A Pedro Sánchez, si algo no se le puede negar es la tenacidad. Tampoco la habilidad. Ha conseguido, finalmente, eso que tanto quería, continuar en la Moncloa, y habría que felicitarle por ello: la verdad es que no era nada fácil. Otra cosa es si merecía la pena. O si durará. O, más importante, si le sentarán bien al país, o incluso a él mismo, estas nuevas noches de insomnio que se apresura -que nos apresuramos-, a vivir.

Tampoco se le puede negar al presidente una capacidad descomunal para engatusar a los demás. Primero lo hizo con el electorado, al que le dijo, exactamente, lo que había que decirle para que, mayoritariamente, confiara en él. Ni una palabra menos, tampoco una palabra más.

No hacía falta que éstas fueran coherentes; tampoco que fueran a cumplirse. De hecho, en absoluto se acercan a la coherencia, a juzgar por la hemeroteca que recoge la diversidad de las convicciones o, mejor escrito, las contradicciones, del líder del PSOE; quizá ni él mismo pensaba cumplirlas, así que tampoco le resultaban tan trascendentes. Solo hacía falta recitar con precisión las palabras que le auparían como vencedor de los comicios del 10 de noviembre. Y eso fue lo que hizo.

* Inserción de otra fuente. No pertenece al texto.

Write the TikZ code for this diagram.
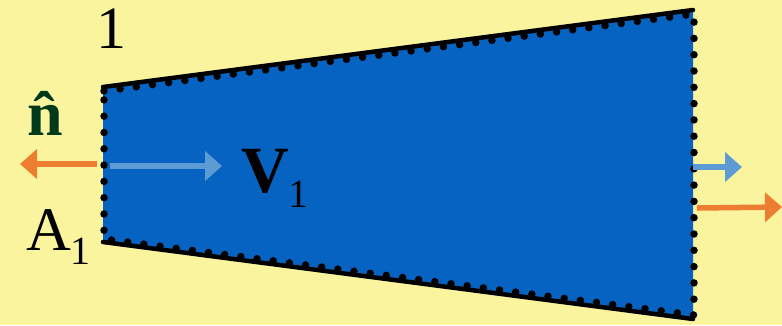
\documentclass[tikz,border=0pt]{standalone}
\usepackage{fontspec}
\setmainfont{Liberation Serif}
\usetikzlibrary{arrows.meta}
\definecolor{paper}{RGB}{251,244,158}
\definecolor{duct}{RGB}{7,99,193}
\definecolor{flow}{RGB}{93,155,213}
\definecolor{outw}{RGB}{237,125,49}
\definecolor{hatg}{RGB}{0,58,26}
\tikzset{
  wall/.style={line width=4.5pt, line cap=round},
  rim/.style={line width=7.5pt, line cap=round, dash pattern=on 0pt off 16.3pt},
  vec/.style={line width=5.5pt, -{Triangle[length=17pt, width=29pt]}},
  lab/.style={inner sep=0pt, anchor=base west, font=\fontsize{62}{62}\selectfont}
}
\newcommand{\lowsub}[1]{\raisebox{-0.24em}{\fontsize{40}{40}\selectfont #1}}

\begin{document}
\begin{tikzpicture}[x=1pt, y=-1pt]
	% background
	\fill[paper] (0,0) rectangle (782,325);
	\useasboundingbox (0,0) rectangle (782,325);
	% control volume
	\coordinate (a) at (103,87);
	\coordinate (b) at (693,10);
	\coordinate (c) at (693,319);
	\coordinate (d) at (103,242);
	\fill[duct] (a) -- (b) -- (c) -- (d) -- cycle;
	\draw[wall] (a) -- (b);
	\draw[wall] (d) -- (c);
	\coordinate (ra) at (104,91);
	\coordinate (rb) at (694,14);
	\coordinate (rc) at (694,315);
	\coordinate (rd) at (104,239);
	\draw[rim] (ra) -- (rb) -- (rc) -- (rd) -- cycle;
	% vectors
	\coordinate (n1s) at (97,164);
	\coordinate (n1e) at (20,164);
	\coordinate (v1s) at (110,166);
	\coordinate (v1e) at (222,166);
	\coordinate (v2s) at (693,167);
	\coordinate (v2e) at (742,167);
	\coordinate (n2s) at (697,208);
	\coordinate (n2e) at (782,207);
	\draw[vec, outw] (n1s) -- (n1e);
	\draw[vec, flow] (v1s) -- (v1e);
	\draw[vec, flow] (v2s) -- (v2e);
	\draw[vec, outw] (n2s) -- (n2e);
	% labels
	\node[lab, font=\fontsize{60}{60}\selectfont] (one) at (96,48) {1};
	\node[lab, font=\fontsize{64}{64}\selectfont\bfseries, text=hatg] (nhat) at (27,135) {\^n};
	\node[lab] (area) at (26,250) {A\lowsub{1}};
	\node[lab, font=\fontsize{66}{66}\selectfont] (vel) at (241,192) {\textbf{V}\lowsub{1}};
\end{tikzpicture}
\end{document}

Habría que estudiar, eso sí, cuánto de obligados, desde el punto de vista no de lo ético, ni tampoco de lo político, sino de lo jurídico, deberían estar los responsables de las formaciones políticas cuando están en campaña: esto es, no se debería poder decir cualquier cosa solo porque sabes que no va a pasar nada si no la cumples: debería haber consecuencias. Otra cosa es, simplemente, un engaño. Y ganar unas elecciones basándote en embustes no debería estar permitido.

Y eso es, más o menos, lo que se puede decir al respecto de lo que ha sucedido. A pesar de mantener lo contrario durante semanas, al final Sánchez parece haber asumido el discurso de Iglesias en lo referente a la economía y los mercados y, casi, el de Torra en que respecta al “contencioso territorial” como, asombrosamente, llama ahora al conflicto catalán, con la intención, tal vez, de minimizar el tamaño del problema al menos semánticamente.

Tras del 10-N, solo unas horas después de aquella batalla electoral, Sánchez abrazó a Iglesias, a quien había rechazado con acritud y contundencia, y comenzó a ejecutar un ejercicio de persuasión colectiva que cabría estudiar en los centros de política internacional, aunque solo fuera para aprender lo que un profesional de este mundo puede lograr si es lo suficientemente astuto, y si sus principios son tan estables como los de Groucho Marx.

A cada grupo parlamentario que necesitaba para la investidura, Sánchez le dio lo suyo. Otra vez afinó, entregando lo preciso: ni más -que era imposible- ni menos -que era insuficiente-. Su equipo le dijo a todo el mundo lo que quería escuchar y eso, claro, le sonó bien a todos. No sobró en el Congreso ni un solo voto, pero tampoco faltó ninguno.

Sí sobraron, en ese camino que condujo a esta victoria por la mínima, apreciaciones despectivas, insultos y actitudes que bordearon lo inaceptable. En varios momentos se respiró un cambio de ciclo que resultó, por momentos, inquietante, ante la envergadura potencial de semejante transformación.

Se escuchó el nombre de Azaña, interpretado de forma diferente según conviniera. Se escucharon voces que defendían la memoria de las víctimas del terrorismo, también interpretadas de un modo radicalmente distinto. Se escucharon ataques racistas a los inmigrantes, con estadísticas falsas. Pero, sobre todo, antes de las lágrimas de Iglesias, retumbó la voz de Montserrat Bassa, de Esquerra Republicana de Catalunya, cuando dijo que le importaba un comino la gobernabilidad de España.

Uno, ingenuamente quizá, se pregunta qué estamos haciendo tan extraordinariamente mal si ella -y tantos otros en el Congreso-, tiene voz y tiene voto sobre el futuro de España, si le importa un comino.